A little-known World War II training camp in the North Georgia mountains was mentioned Thursday by French President Emmanuel Macron in his Normandy speech for the anniversary of D-Day.
Macron said the young fighters who came to Normandy by air and sea on June 6, 1944 were "far from the grueling training that began in the mountains of Georgia," according to a translation. Macron delivered his address in French.
It was an apparent reference to Camp Toccoa, a facility on northeast Georgia's Currahee Mountain that trained 18,000 paratroopers and support personnel during World War II. Sending soldiers into combat by parachute was at the time a new and experimental specialty.
Originally a National Guard training ground, what became Camp Toccoa was opened by the United States Army in 1942.
The men of the 501st, 506th, 511th and 517th Parachute Infantry regiments did not win World War II themselves, but they played a decisive and dramatic role, according to an article in the AJC by Tyler Estep.

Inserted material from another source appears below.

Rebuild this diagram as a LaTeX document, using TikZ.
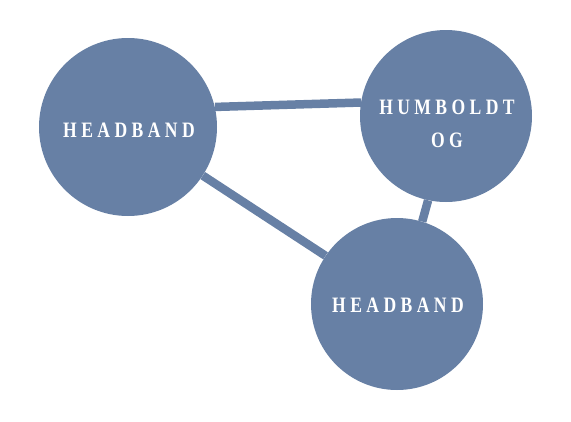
\documentclass[tikz,border=0pt]{standalone}
\usepackage{fontspec}
\newfontfamily\bandfont{Liberation Serif}[FakeStretch=0.8, LetterSpace=20]
\usetikzlibrary{backgrounds}
\definecolor{bandblue}{RGB}{103,128,165}
\tikzset{
  topic/.style={circle, fill=bandblue, inner sep=0pt},
  caption/.style={text=white, inner sep=0pt, align=center,
    font=\fontsize{22}{33}\selectfont\bandfont\bfseries},
  link/.style={draw=bandblue, line width=8.5pt}
}
\begin{document}
\begin{tikzpicture}[x=1pt, y=-1pt]
  \useasboundingbox (0,0) rectangle (571,421);
  \node[topic, minimum size=178pt] (head1) at (128,127) {};
  \node[topic, minimum size=172pt] (humb) at (446,116) {};
  \node[topic, minimum size=172pt] (head2) at (397,304) {};
  \node[caption] (head1-text) at (129,130) {HEADBAND};
  \node[caption] (humb-text) at (447,124) {HUMBOLDT\\OG};
  \node[caption] (head2-text) at (398,305) {HEADBAND};
  \begin{pgfonlayer}{background}
    \draw[link] (head1.13) -- (humb.171);
    \draw[link] (head1.-33.5) -- (head2.146.5);
    \draw[link] (humb.-102.7) -- (head2.73);
  \end{pgfonlayer}
\end{tikzpicture}
\end{document}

"They were the first Americans sent into France on D-Day," Estep wrote. "Their daring exploits would help break Hitler’s back in Europe and gain them worldwide fame."
The location of Camp Toccoa is under renovation and restoration by the nonprofit Camp Toccoa at Currahee Project. It is located outside of Toccoa, in Stephens County, about 90 miles northeast of Atlanta. The group held its eighth D-Day at Currahee Park on May 31 and June 1.